Once past the reservation the new money appeared in expansive log cabins and mansions infesting two- to five-acre plots of wet meadows fringed with quaking aspens and blue spruce and driveways sprouting BMWs and Volvos, and in whose mirrored windows reflections of similar tracts staring back. The drive to own a piece of the boundless American West is no less feverish now than it was a century ago but it’s become much more exclusive. Housing for service people and employees invariably lacked aesthetic appeal and amenities and remained hidden from the main road, though one such jumble of trailers caught our eye: The Whistling Wino Mobile Home Park. “Sounds like a place I’d like to live,” Jim said.
The town of Dubois bills itself as an authentic western town (“Where real cowboys work and play!”) as if on the shoulders of the Absaroka and Wind River mountains it could be anything but. And yet the incongruous juxtaposition of gourmet coffee shop and massive plastic jackalope complete with saddle and stirrups placed it squarely in the odious tradition of Fred Flintstone Village in the Black Hills and other monstrosities that should summarily be razed. My language upon seeing the jackalope was admittedly and unabashedly blue.
Smoke plumbed into the rarified air as a shiny fifth wheel blazed to cinders. Streams and rivers ran milky from snowmelt. We rose into a lush and privileged world of rarified air and tastes and breathed freely only when we entered the national forest.
This was our West, owned by ourselves and every other citizen of these United States, and to my relief it was as luminous as the West of my imagination. Snow lay deep on the passes and we began picking up montane species such as Stellar’s jay and Wilson’s warbler. But birds weren’t the main focus as we crossed the continental divide and began our descent—it was the Tetons, the iconic mountain range immortalized by Ansel Adams. At this altitude streams ran clear over colorful gravel, leading always toward some snowy massif. Woods were dark and mysterious and inviting. And when the first glimpse of the Tetons appeared we swerved to the shoulder and sat there slack-jawed. They were much, much bigger than I remembered.
Near Jackson Lake Junction we parked and spilled out with cameras ready. A group of Japanese cluttered the best view of the broad Snake River with Mount Moran as backdrop so we waited impatiently until they wandered off. Other photographers jockeyed for position.
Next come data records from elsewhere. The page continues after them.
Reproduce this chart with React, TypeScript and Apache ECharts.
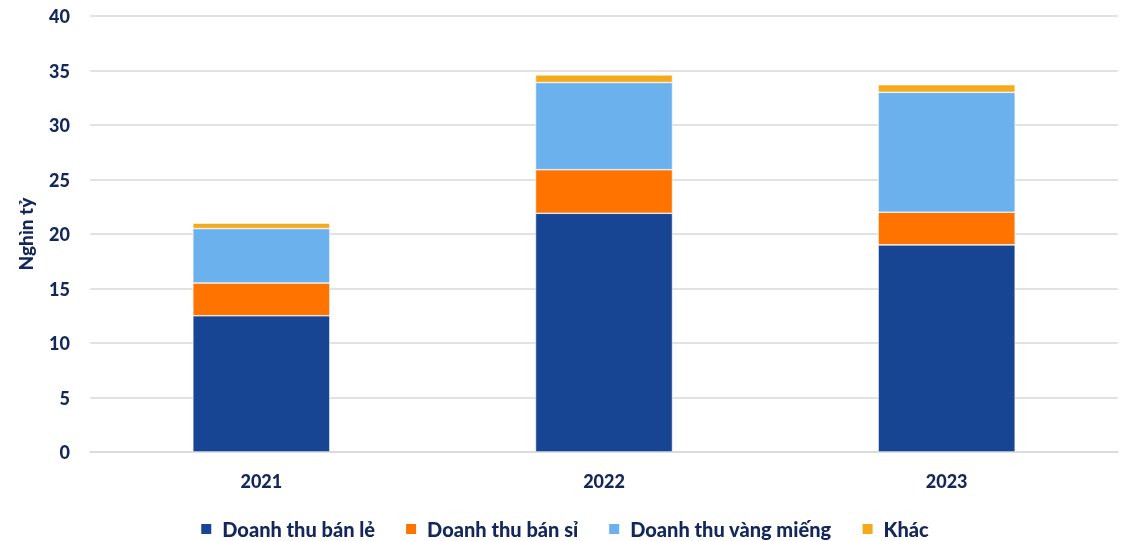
import React, { useEffect, useRef } from "react";
import * as echarts from "echarts";

const categories = ["2021", "2022", "2023"];
const retail = [12.5, 21.9, 19.0];
const wholesale = [3.0, 4.0, 3.0];
const goldBars = [5.0, 8.0, 11.0];
const other = [0.5, 0.7, 0.7];
const seriesNames = ["Doanh thu bán lẻ", "Doanh thu bán sỉ", "Doanh thu vàng miếng", "Khác"];
const colors = ["#174594", "#FF7300", "#6BB1EE", "#F4AA1A"];

const textColor = "#13275A";
const font = "Lato";
const weight = 900;

export default function App() {
  const ref = useRef<HTMLDivElement>(null);
  useEffect(() => {
    if (!ref.current) return;
    document.body.style.margin = "0";
    document.body.style.overflow = "hidden";
    const chart = echarts.init(ref.current, null, { renderer: "svg" });
    const data = [retail, wholesale, goldBars, other];
    chart.setOption({
      animation: false,
      color: colors,
      grid: { left: 90, right: 10, top: 16, bottom: 89, containLabel: false },
      legend: {
        top: 513,
        left: "center",
        itemWidth: 12,
        itemHeight: 12,
        itemGap: 29,
        icon: "rect",
        textStyle: {
          color: textColor,
          fontFamily: font,
          fontWeight: weight,
          fontSize: 20,
          lineHeight: 22,
          padding: [0, 0, 0, 5],
        },
        data: seriesNames,
      },
      xAxis: {
        type: "category",
        data: categories,
        axisLine: { lineStyle: { color: "#D9D9D9", width: 1.5 } },
        axisTick: { show: false },
        axisLabel: { color: textColor, fontFamily: font, fontWeight: weight, fontSize: 18, margin: 20 },
      },
      yAxis: {
        type: "value",
        min: 0,
        max: 40,
        interval: 5,
        name: "Nghìn tỷ",
        nameLocation: "middle",
        nameGap: 55,
        nameRotate: 90,
        nameTextStyle: { color: textColor, fontFamily: font, fontWeight: weight, fontSize: 19 },
        axisLine: { show: false },
        axisTick: { show: false },
        axisLabel: { color: textColor, fontFamily: font, fontWeight: weight, fontSize: 18, margin: 20 },
        splitLine: { lineStyle: { color: "#D9D9D9", width: 1.5 } },
      },
      series: seriesNames.map((name, i) => ({
        name,
        type: "bar",
        stack: "total",
        barWidth: "40%",
        data: data[i],
        itemStyle: { color: colors[i], borderColor: "#ffffff", borderWidth: 0.6 },
      })),
    });
    return () => chart.dispose();
  }, []);
  return <div ref={ref} style={{ position: "fixed", left: 0, top: 0, width: 1128, height: 541 }} />;
}
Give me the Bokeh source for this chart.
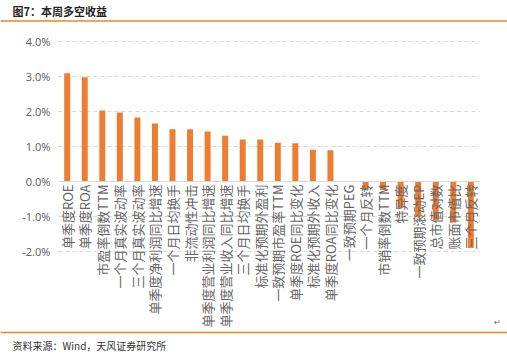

“I hate tourists,” Chod said.
“We are tourists,” I reminded him, and turned back in awe to the majestic spectacle of the Teton Range.
(To be continued)
2 comments:
I've pondered why your photos are better than being there in person....and decided it is because I look at them longer. I'm learning from you that I need to take the time to really appreciate fine scenery when I am on location. -Pat
I'm thankful for large-capacity media cards fast shutter speeds because ours was a drive-by approach to the West. Sometime I want to return with lots of time to kill—and a new camera! Thanks for commenting.